Wilson and Shakespeare
/Woodrow Wilson as Hamlet in 1916 copy of the German satyrical magazine, Simplicissimus
In a 1911 essay on the King James Bible, after he had run successfully to become the governor of New Jersey, Woodrow Wilson saw fit to compare Scripture to Shakespeare:
What is it that entrances us when we read or witness a play of Shakespeare? It is the consciousness that this man, this all-observing mind, saw men of every cast and kind as they were in their habits, as they lived. And as passage succeeds passage we seem to see the characters of ourselves and our friends portrayed by this ancient writer, and a play of Shakespeare is just as modern to-day as upon the day it was penned and first enacted.
Shakespeare had been part of Wilson’s life since the early days of his education. During his first year as a student at Princeton, he listed Shakespeare as one the writers he needed to read more of to improve himself. Later class notes and essay plans are filled with references to the playwright. A few years later, the men in his literary club at the law school of the University of Virginia discussed the merits of the plays, as Wilson, the club secretary, recorded in the minutes. And before heading off to study at Johns Hopkins for a PhD in 1883, he wrote up a list of his books that included numerous personal copies of editions of Shakespeare, such as:
William Shakespeare, The Works of Shakespeare, rev. edn., Henry N. Hudson, ed. (6 vols., Boston, 1883). Inscribed: “Woodrow Wilson, 1883.”
William Shakespeare, Hamlet, William J. Rolfe, ed. (New York, 1879). Inscribed: “Thomas W. Wilson.”
While Wilson worked as a professor of government and history at Princeton, in 1899, he took a tour of England with his brother-in-law, describing the itinerary to his wife Ellen as, “probably Cambridge, Bury St. Edmunds, Rugby, Warwick, Oxford:—the Universities with Shakespeare and a little monastic architecture added.” He would later become president of Princeton and would take his wife to see the Shakespeare house on a later tour of England.

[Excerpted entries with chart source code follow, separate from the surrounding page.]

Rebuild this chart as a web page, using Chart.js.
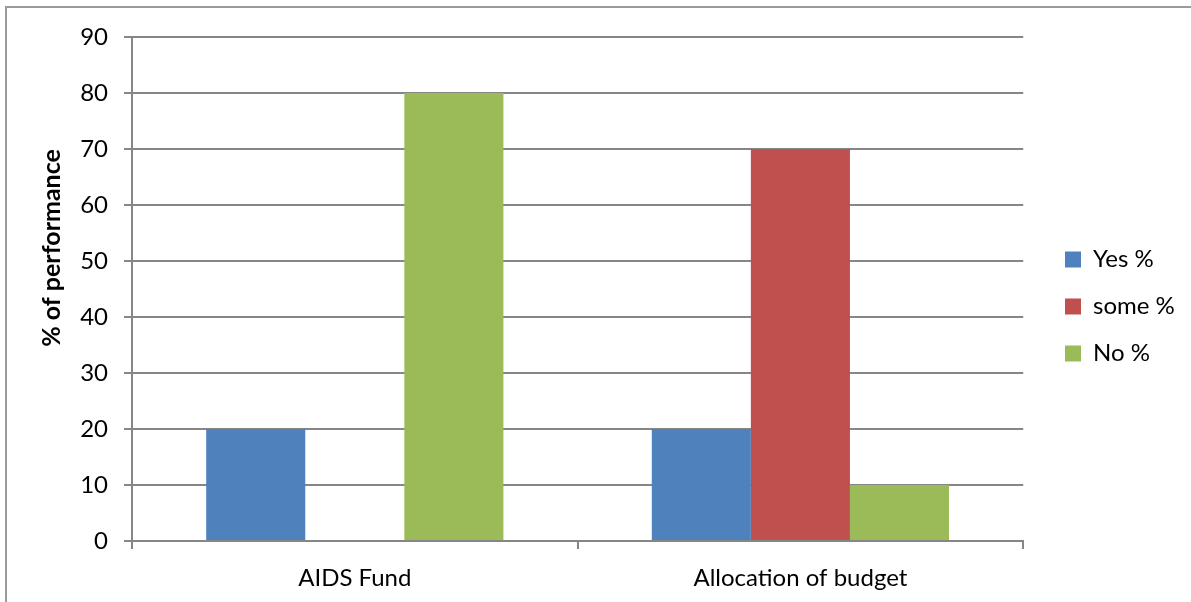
<!DOCTYPE html>
<html>
<head>
<meta charset="utf-8">
<script src="https://cdn.jsdelivr.net/npm/chart.js@4/dist/chart.umd.min.js"></script>
<style>
  html, body { margin: 0; padding: 0; background: #fff; overflow: hidden; }
  #wrap { position: relative; width: 1191px; height: 602px; }
  #frame { position: absolute; left: 5px; top: 6px; width: 1300px; height: 700px;
           border-left: 2px solid #9a9a9a; border-top: 2px solid #9a9a9a; pointer-events: none; }
</style>
</head>
<body>
<div id="wrap">
  <canvas id="chart" width="1191" height="602"></canvas>
  <div id="frame"></div>
</div>
<script>
// chart values
var categories = ['AIDS Fund', 'Allocation of budget'];
var yesPct = [20, 20];
var somePct = [0, 70];
var noPct = [80, 10];
var yTitle = '% of performance';

var gridColor = '#868686';
var fontName = 'Lato, "Open Sans", sans-serif';

// y axis title, placed a bit above centre like the original
var axisTitle = {
    id: 'axisTitle',
    afterDraw: function(chart) {
        var ctx = chart.ctx;
        ctx.save();
        ctx.translate(52, 248);
        ctx.rotate(-Math.PI / 2);
        ctx.font = 'bold 25px ' + fontName;
        ctx.fillStyle = '#000';
        ctx.textAlign = 'center';
        ctx.textBaseline = 'middle';
        ctx.fillText(yTitle, 0, 0);
        ctx.restore();
    }
};

// nudge the legend into place
var legendShift = {
    id: 'legendShift',
    afterLayout: function(chart) {
        var lg = chart.legend;
        var dx = 1065 - 23 - lg.left;
        lg.left += dx; lg.right += dx;
        lg.top -= 13; lg.bottom -= 13;
    }
};

var chart = new Chart(document.getElementById('chart'), {
    type: 'bar',
    data: {
        labels: categories,
        datasets: [
            { label: 'Yes %', data: yesPct, backgroundColor: '#4F81BD' },
            { label: 'some %', data: somePct, backgroundColor: '#C0504D' },
            { label: 'No %', data: noPct, backgroundColor: '#9BBB59' }
        ]
    },
    options: {
        responsive: false,
        animation: false,
        layout: { padding: { left: 0, top: 37, right: 25, bottom: 0 } },
        datasets: { bar: { categoryPercentage: 0.667, barPercentage: 1.0 } },
        plugins: {
            tooltip: { enabled: false },
            legend: {
                position: 'right',
                labels: {
                    boxWidth: 16, boxHeight: 16, padding: 23,
                    color: '#000',
                    font: { family: fontName, size: 24 }
                }
            }
        },
        scales: {
            x: {
                grid: { drawOnChartArea: false, drawTicks: true, tickLength: 8, color: gridColor, lineWidth: 2 },
                border: { display: true, color: gridColor, width: 2 },
                ticks: { color: '#000', padding: 15, font: { family: fontName, size: 24 } },
                afterFit: function(s) { s.height = 61; }
            },
            y: {
                min: 0, max: 90,
                grid: { color: gridColor, lineWidth: 2, tickLength: 8 },
                border: { display: true, color: gridColor, width: 2 },
                ticks: { stepSize: 10, color: '#000', padding: 16, font: { family: fontName, size: 24 } },
                afterFit: function(s) { s.width = 132; }
            }
        }
    },
    plugins: [axisTitle, legendShift]
});
</script>
</body>
</html>
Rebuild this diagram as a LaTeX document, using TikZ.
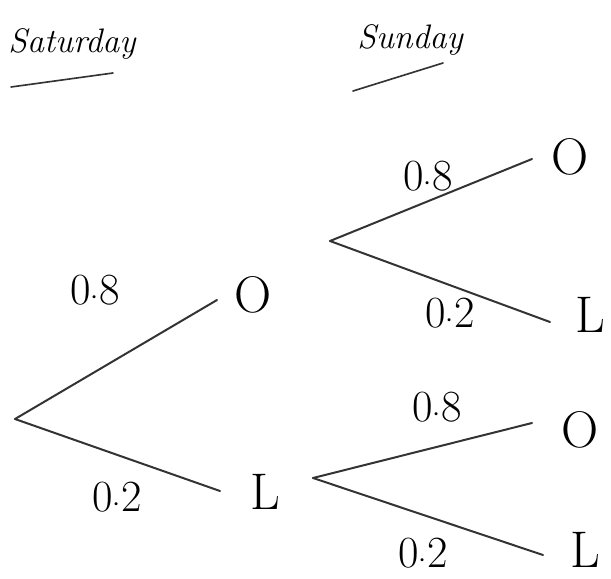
\documentclass[tikz,border=0pt]{standalone}
\usepackage{tikz}
\usetikzlibrary{positioning}

\begin{document}
\begin{tikzpicture}[x=0.03cm, y=-0.03cm,
  branch/.style={line width=1.7pt, draw=black!80, line cap=round},
  title/.style={font=\fontsize{29}{32}\selectfont\itshape},
  prob/.style={font=\fontsize{38}{40}\selectfont},
  leaf/.style={font=\fontsize{44}{48}\selectfont}]
\useasboundingbox (0,0) rectangle (611,578);
% day headings
\node[title] (satT) at (72,44) {Saturday};
\node[title] (sunT) at (410,40) {Sunday};
\draw[branch, line width=1.4pt] (11,87) -- (113,73);
\draw[branch, line width=1.4pt] (353,91) -- (443,63);
% roots of the tree
\coordinate (sat) at (15,419);
\coordinate (sunO) at (330,241);
\coordinate (sunL) at (313,478);
\foreach \root/\nm/\ex/\ey/\ltr/\lx/\ly/\p/\px/\py in {%
  sat/satO/217/300/O/253/295/8/95/290,%
  sat/satL/220/491/L/265/492/2/117/497,%
  sunO/ooO/532/159/O/570/157/8/428/176,%
  sunO/ooL/550/322/L/590/315/2/450/313,%
  sunL/loO/532/423/O/580/430/8/437/407,%
  sunL/loL/543/555/L/585/550/2/423/553%
} {
  \coordinate (\nm) at (\ex,\ey);
  \draw[branch] (\root) -- (\nm);
  \node[leaf] (\nm-lf) at (\lx,\ly) {\ltr};
  \node[prob] (\nm-p) at (\px,\py) {0$\cdot$\p};
}
\end{tikzpicture}
\end{document}
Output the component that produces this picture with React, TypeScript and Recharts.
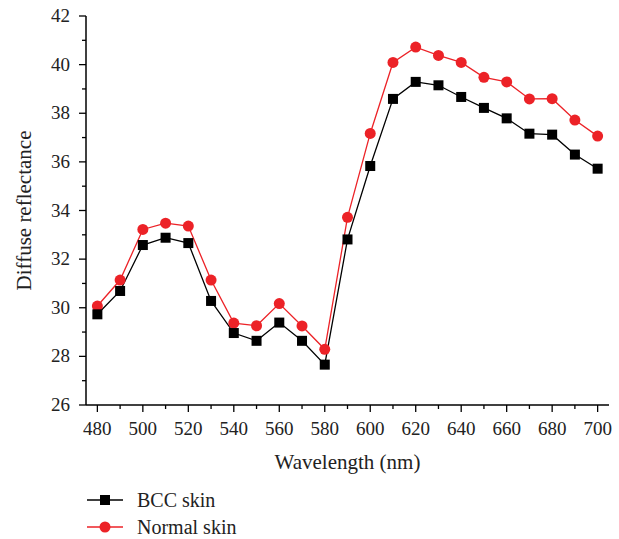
import { LineChart, Line, XAxis, YAxis, Label, Legend } from 'recharts'

const wavelengths = [480, 490, 500, 510, 520, 530, 540, 550, 560, 570, 580, 590, 600, 610, 620, 630, 640, 650, 660, 670, 680, 690, 700]
const bccSkin = [29.73, 30.69, 32.58, 32.88, 32.66, 30.28, 28.96, 28.64, 29.39, 28.64, 27.66, 32.81, 35.83, 38.59, 39.29, 39.15, 38.67, 38.22, 37.79, 37.16, 37.12, 36.3, 35.72]
const normalSkin = [30.07, 31.14, 33.22, 33.48, 33.36, 31.14, 29.37, 29.26, 30.17, 29.25, 28.29, 33.72, 37.17, 40.09, 40.72, 40.38, 40.09, 39.48, 39.29, 38.59, 38.6, 37.72, 37.06]
const xTicks = [480, 490, 500, 510, 520, 530, 540, 550, 560, 570, 580, 590, 600, 610, 620, 630, 640, 650, 660, 670, 680, 690, 700]
const yTicks = [26, 27, 28, 29, 30, 31, 32, 33, 34, 35, 36, 37, 38, 39, 40, 41, 42]

const data = wavelengths.map((w, i) => ({ w, bcc: bccSkin[i], normal: normalSkin[i] }))

const FONT = '"Liberation Serif", "DejaVu Serif", serif'
const RED = '#ec2227'

const XTick = (props: any) => {
  const { x, y, payload } = props
  const major = payload.value % 20 === 0
  return (
    <g>
      <line x1={x} x2={x} y1={y} y2={y + (major ? 7 : 4)} stroke="#000" strokeWidth={1.3} />
      {major && (
        <text x={x} y={y + 30} textAnchor="middle" fontSize={19} fontFamily={FONT} fill="#222">
          {payload.value}
        </text>
      )}
    </g>
  )
}

const YTick = (props: any) => {
  const { x, y, payload } = props
  const major = payload.value % 2 === 0
  return (
    <g>
      <line x1={x} x2={x - (major ? 7 : 4)} y1={y} y2={y} stroke="#000" strokeWidth={1.3} />
      {major && (
        <text x={x - 16} y={y + 6} textAnchor="end" fontSize={19} fontFamily={FONT} fill="#222">
          {payload.value}
        </text>
      )}
    </g>
  )
}

const SquareDot = (props: any) => {
  const { cx, cy } = props
  return <rect x={cx - 5} y={cy - 5} width={10} height={10} fill="#000" />
}

const CircleDot = (props: any) => {
  const { cx, cy } = props
  return <circle cx={cx} cy={cy} r={5.5} fill={RED} />
}

const LegendBox = () => (
  <svg width={200} height={52} style={{ overflow: 'visible' }}>
    <line x1={0} x2={36} y1={12} y2={12} stroke="#000" strokeWidth={1.3} />
    <rect x={13} y={7} width={10} height={10} fill="#000" />
    <text x={50} y={19} fontSize={20} fontFamily={FONT} fill="#222">BCC skin</text>
    <line x1={0} x2={36} y1={39} y2={39} stroke={RED} strokeWidth={1.3} />
    <circle cx={18} cy={39} r={5.5} fill={RED} />
    <text x={50} y={46} fontSize={20} fontFamily={FONT} fill="#222">Normal skin</text>
  </svg>
)

export default function App() {
  return (
    <div style={{ position: 'absolute', left: 0, top: 0, background: '#fff' }}>
      <LineChart width={619} height={539} data={data} margin={{ top: 16, right: 10, bottom: 0, left: 0 }}>
        <XAxis
          dataKey="w"
          type="number"
          domain={[475, 705]}
          ticks={xTicks}
          interval={0}
          height={134}
          tickSize={0}
          tickMargin={0}
          tick={<XTick />}
          axisLine={{ stroke: '#000', strokeWidth: 1.5 }}
        >
          <Label
            content={(p: any) => (
              <text x={p.viewBox.x + p.viewBox.width / 2} y={p.viewBox.y + 64} textAnchor="middle" fontSize={21} fontFamily={FONT} fill="#222">
                Wavelength (nm)
              </text>
            )}
          />
        </XAxis>
        <YAxis
          type="number"
          domain={[26, 42]}
          ticks={yTicks}
          interval={0}
          width={86}
          tickSize={0}
          tickMargin={0}
          tick={<YTick />}
          axisLine={{ stroke: '#000', strokeWidth: 1.5 }}
        >
          <Label
            content={(p: any) => {
              const cy = p.viewBox.y + p.viewBox.height / 2
              return (
                <text x={31} y={cy} transform={`rotate(-90, 31, ${cy})`} textAnchor="middle" fontSize={21} fontFamily={FONT} fill="#222">
                  Diffuse reflectance
                </text>
              )
            }}
          />
        </YAxis>
        <Legend
          layout="horizontal"
          verticalAlign="middle"
          align="center"
          content={<LegendBox />}
          wrapperStyle={{ left: 87, top: 488, width: 200, height: 52 }}
        />
        <Line
          type="linear"
          dataKey="normal"
          name="Normal skin"
          stroke={RED}
          strokeWidth={1.3}
          dot={<CircleDot />}
          isAnimationActive={false}
        />
        <Line
          type="linear"
          dataKey="bcc"
          name="BCC skin"
          stroke="#000"
          strokeWidth={1.3}
          dot={<SquareDot />}
          isAnimationActive={false}
        />
      </LineChart>
    </div>
  )
}
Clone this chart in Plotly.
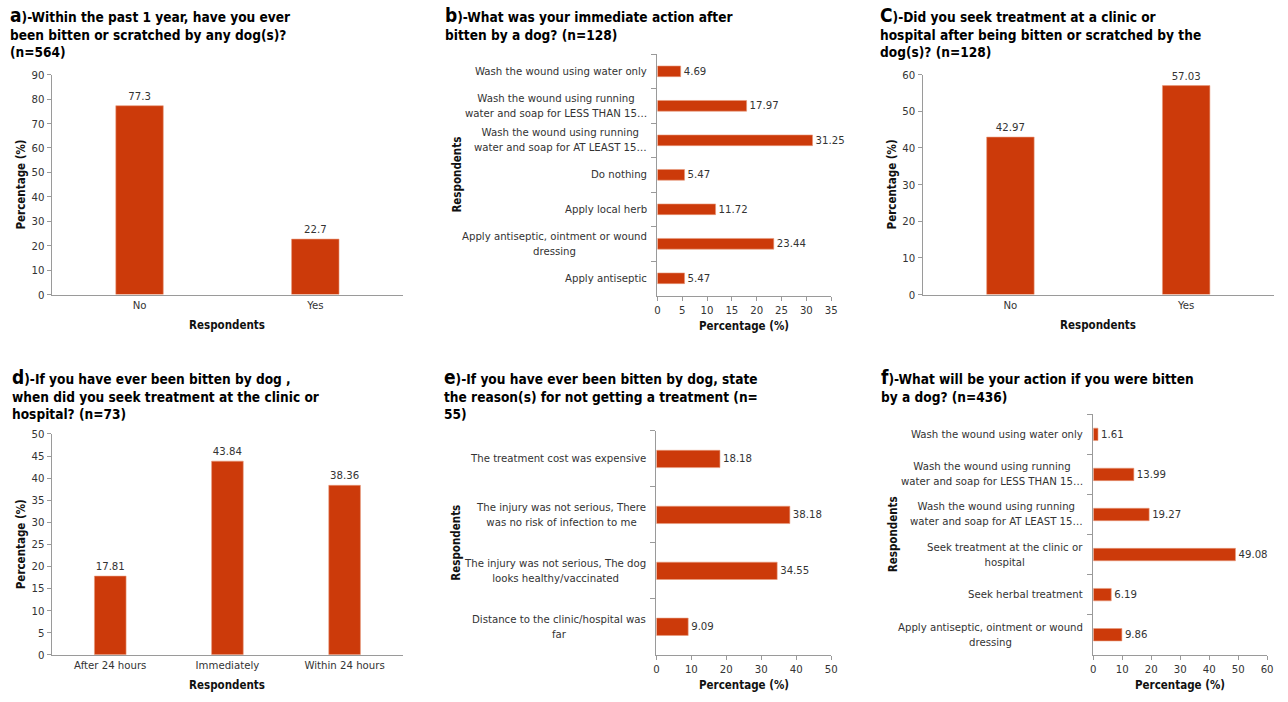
import plotly.graph_objects as go

# ---- data -------------------------------------------------------------
a_cats = ["No", "Yes"]
a_vals = [77.3, 22.7]

b_cats = [
    "Wash the wound using water only",
    "Wash the wound using running<br>water and soap for LESS THAN 15…",
    "Wash the wound using running<br>water and soap for AT LEAST 15…",
    "Do nothing",
    "Apply local herb",
    "Apply antiseptic, ointment or wound<br>dressing",
    "Apply antiseptic",
]
b_vals = [4.69, 17.97, 31.25, 5.47, 11.72, 23.44, 5.47]

c_cats = ["No", "Yes"]
c_vals = [42.97, 57.03]

d_cats = ["After 24 hours", "Immediately", "Within 24 hours"]
d_vals = [17.81, 43.84, 38.36]

e_cats = [
    "The treatment cost was expensive",
    "The injury was not serious, There<br>was no risk of infection to me",
    "The injury was not serious, The dog<br>looks healthy/vaccinated",
    "Distance to the clinic/hospital was<br>far",
]
e_vals = [18.18, 38.18, 34.55, 9.09]

f_cats = [
    "Wash the wound using water only",
    "Wash the wound using running<br>water and soap for LESS THAN 15…",
    "Wash the wound using running<br>water and soap for AT LEAST 15…",
    "Seek treatment at the clinic or<br>hospital",
    "Seek herbal treatment",
    "Apply antiseptic, ointment or wound<br>dressing",
]
f_vals = [1.61, 13.99, 19.27, 49.08, 6.19, 9.86]

titles = [
    ("a", ")-Within the past 1 year, have you ever<br>been bitten or scratched by any dog(s)?<br>(n=564)"),
    ("b", ")-What was your immediate action after<br>bitten by a dog? (n=128)"),
    ("C", ")-Did you seek treatment at a clinic or<br>hospital after being bitten or scratched by the<br>dog(s)? (n=128)"),
    ("d", ")-If you have ever been bitten by dog ,<br>when did you seek treatment at the clinic or<br>hospital? (n=73)"),
    ("e", ")-If you have ever been bitten by dog, state<br>the reason(s) for not getting a treatment (n=<br>55)"),
    ("f", ")-What will be your action if you were bitten<br>by a dog? (n=436)"),
]

# ---- styling ----------------------------------------------------------
W, H = 1288, 702
FONT = "DejaVu Sans Condensed, DejaVu Sans"
BAR = "#CC3A0A"
AXIS = "#9a9a9a"
TXT = "#333333"
LBL = 11.3


def px(x):
    return x / W


def py(y):
    return 1 - y / H


fig = go.Figure()

# plot areas in pixel units: (left, right, top, bottom)
boxes = {
    1: (49, 403, 70, 294),
    2: (659, 834, 49, 295),
    3: (926, 1280, 70, 294),
    4: (49, 403, 436, 661),
    5: (658, 834, 433, 661),
    6: (1098, 1273, 416, 661),
}

vertical = {1: (a_cats, a_vals, 90, 10), 3: (c_cats, c_vals, 60, 10), 4: (d_cats, d_vals, 50, 5)}
horizontal = {2: (b_cats, b_vals, 35, 5), 5: (e_cats, e_vals, 50, 10), 6: (f_cats, f_vals, 60, 10)}

layout = dict(
    width=W, height=H, margin=dict(l=0, r=0, t=0, b=0),
    paper_bgcolor="white", plot_bgcolor="white", showlegend=False,
    font=dict(family=FONT, size=LBL, color=TXT),
)
annotations = []
axis_title_font = dict(family=FONT, size=11.5, color="#111")

for i in range(1, 7):
    l, r, t, b = boxes[i]
    xa = "xaxis" if i == 1 else f"xaxis{i}"
    ya = "yaxis" if i == 1 else f"yaxis{i}"
    xr = "x" if i == 1 else f"x{i}"
    yr = "y" if i == 1 else f"y{i}"
    common = dict(showgrid=False, zeroline=False, showline=True, linecolor=AXIS, linewidth=1,
                  tickfont=dict(family=FONT, size=LBL, color=TXT), tickcolor=AXIS, fixedrange=True)
    if i in vertical:
        cats, vals, top, step = vertical[i]
        fig.add_trace(go.Bar(
            x=cats, y=vals, xaxis=xr, yaxis=yr, width=0.27,
            marker=dict(color=BAR, line=dict(color="#E89A7C", width=0.6)),
            text=[str(v) for v in vals], textposition="outside", constraintext="none",
            textfont=dict(family=FONT, size=LBL, color=TXT), cliponaxis=False,
        ))
        layout[xa] = dict(domain=[px(l), px(r)], anchor=yr, ticks="", **common)
        layout[ya] = dict(domain=[py(b), py(t)], anchor=xr, range=[0, top], dtick=step,
                          ticks="outside", ticklen=4, **common)
        annotations.append(dict(text="<b>Respondents</b>", xref="paper", yref="paper",
                                x=px((l + r) / 2), y=py(b + 31), xanchor="center", yanchor="middle",
                                showarrow=False, font=axis_title_font))
        annotations.append(dict(text="<b>Percentage (%)</b>", xref="paper", yref="paper",
                                x=px(l - 31), y=py((t + b) / 2), xanchor="center", yanchor="middle",
                                textangle=-90, showarrow=False, font=axis_title_font))
    else:
        cats, vals, top, step = horizontal[i]
        fig.add_trace(go.Bar(
            x=vals, y=cats, orientation="h", xaxis=xr, yaxis=yr, width=0.31,
            marker=dict(color=BAR, line=dict(color="#E89A7C", width=0.6)),
            text=[str(v) for v in vals], textposition="outside", constraintext="none",
            textfont=dict(family=FONT, size=LBL, color=TXT), cliponaxis=False,
        ))
        layout[xa] = dict(domain=[px(l), px(r)], anchor=yr, range=[0, top], dtick=step,
                          ticks="outside", ticklen=4, **common)
        layout[ya] = dict(domain=[py(b), py(t)], anchor=xr, autorange="reversed",
                          ticks="outside", ticklen=5, tickson="boundaries",
                          showticklabels=False, **common)
        for c in cats:
            annotations.append(dict(text=c, xref="paper", yref=yr, x=px(l - 8), y=c,
                                    xanchor="right", yanchor="middle", align="center",
                                    showarrow=False, font=dict(family=FONT, size=LBL, color=TXT)))
        annotations.append(dict(text="<b>Percentage (%)</b>", xref="paper", yref="paper",
                                x=px((l + r) / 2), y=py(b + 31), xanchor="center", yanchor="middle",
                                showarrow=False, font=axis_title_font))
        annotations.append(dict(text="<b>Respondents</b>", xref="paper", yref="paper",
                                x=px(l - 202), y=py((t + b) / 2), xanchor="center", yanchor="middle",
                                textangle=-90, showarrow=False, font=axis_title_font))

# panel titles
title_pos = [(5, -4), (443, -4), (881, -4), (7, 365), (442, 365), (882, 365)]
for (letter, rest), (tx, ty) in zip(titles, title_pos):
    annotations.append(dict(
        text=f"<b><span style='font-size:19px'>{letter}</span>{rest}</b>",
        xref="paper", yref="paper", x=px(tx), y=py(ty), xanchor="left", yanchor="top",
        align="left", showarrow=False, font=dict(family=FONT, size=13.6, color="#000"),
    ))

layout["annotations"] = annotations
fig.update_layout(**layout)
fig.write_html("out.html")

When they could, the couple enjoyed Shakespeare’s plays, which can be seen in a letter from his wife to one of their daughters in 1906 that mentions that they had gone to New York, largely to see “Lear” and “Cymbelline,” though Ellen writes that the supporting cast for King Lear was dreadful. Woodrow Wilson’s personal letters frequently mention reading the plays and the sonnets, sometimes aloud to his family.
Clearly, Wilson enjoyed Shakespearean literature. A short note from President Wilson in 1916 to the Shakespeare Tercentenary Committee merely says:
I join with all lovers of great literature in unqualified admiration of the great genius which spoke the human spirit in fuller measure and more authentic tones than any other man of any race or age.
As he was retiring from the White House, President Wilson moved a big part of his personal library to his retirement house on S Street, and the number of copies on the list of books about the writer show that Wilson continued to treasure Shakespeare during his presidency and on into the final years of his life.